Putting up with a green kitchen for 26 years is a test of endurance.
When I first arrived in Malaysia in 1982, my then husband met me at Penang’s International Airport and drove me to the house that I would live in for more than 25 years. Coming from the relative cold of Scotland where houses are sealed tight against the elements most of the year, I fell in love with my new house’s airy, open plan. Everything was perfect. Well, almost everything.
You see, my kitchen was designed with several hideous shades of green. There were green tiles on the floor, a large green fridge in one corner, and green, Formica-veneered cupboards clinging to two of the walls. The previous owner had obviously had a penchant for the colour.
Green has never been a favourite colour of mine. Indeed, if you were to look inside my wardrobe, you would only find an emerald green scarf as a passing nod at the colour. Even then, this purchase was a must-have for a St Patrick’s Day celebration.
Although I can appreciate the practicalities of Formica, I’d rather not encounter it in a shade of unattractive green every morning upon getting out of bed. I actually looked up my Formica on a colour chart, and the shade it most resembles is called “olive drab”. Like, who in their right mind goes to the trouble and expense of installing a fitted kitchen only to choose a colour with a name that tells you how hideous it is?
Even someone who has no sense of colour coordination would be able to tell you that the word “drab” is something you want to steer clear of. That and dirty brown, shades of bile and seasick green. Still, for all its hideousness, my kitchen was in pristine condition all those years ago.
And since I was just newly wed and on a tight budget at the time, I decided to turn a blind eye to the sheer dreadfulness of it all. Actually, the only way to view that kitchen would have been with two blind eyes.
Whenever members of my family came to visit me in my new home for the first time, they would usually survey the huge expanse of green at the rear of my house and say something like, “Ooh! This is interesting.” One of my sisters, who has a house that looks as if it has come straight out of the pages of Perfect Homes, began twitching ever so slightly when she saw it for the first time. Upon her return to the UK, she sent me enough interior design magazines to sink the Titanic.
Even when I had the means to change my kitchen, I never did anything about it. Probably because I never really felt it was mine to call my own.

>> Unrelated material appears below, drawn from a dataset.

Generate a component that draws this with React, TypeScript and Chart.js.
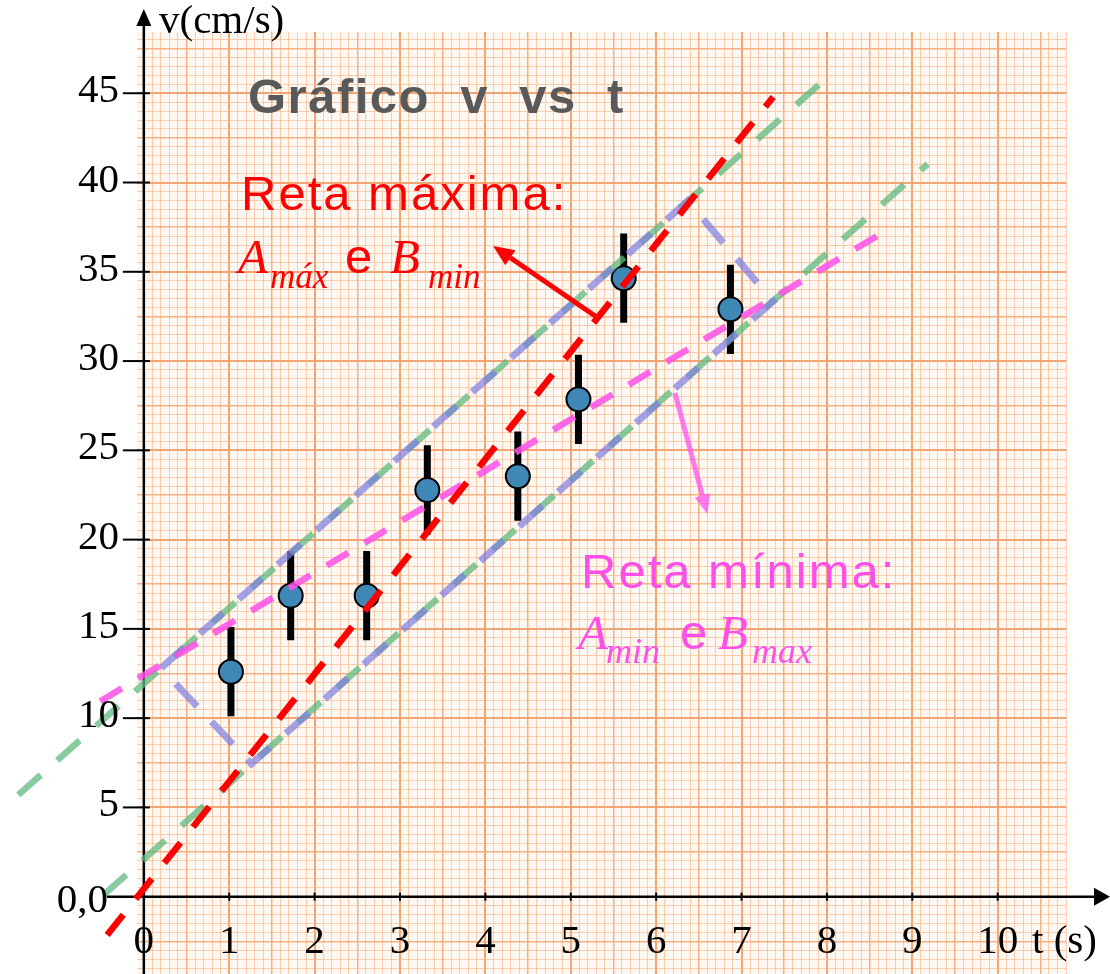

You see, during the early years of my marriage, my in-laws would often come to stay with me for months at a time, bringing with them cooking paraphernalia from an Asian kitchen that needed to find temporary housing. My late mother-in-law would settle in with her clay pots, and jars and bottles of unfamiliar-looking ingredients, and I would quietly retreat from the kitchen and leave her to her newly staked claim.
Some years later, after the birth of my second child, another woman came to stake her own claim: my Indonesian maid, who came for two years and ended up staying for 16.
When my green fridge began wheezing and blowing hot and cold a few years back, I replaced it with cool, neutral white number. In the meantime, my cupboards had morphed into an eyesore, with their veneers beginning to curl at the edges.
I would periodically glue them back into place, but even the strongest adhesive was no permanent match for that wayward Formica. It was only when my maid returned to Indonesia a few months back, that I seriously began thinking about replacing those cupboards.
Now that I was spending more time in the kitchen, the flaws that my maid had quietly tolerated had quickly become intolerable to me. As I write this, I’m having new kitchen cupboards built in a shade of beech that reminds me of warm honey.
My green Formica cupboards have been ripped out, leaving behind a large empty space that harbours no regrets.
As for my green floor tiles, they’ve actually grown on me over the years. I checked them on the colour chart, and the shade they most resemble is called “moss green”.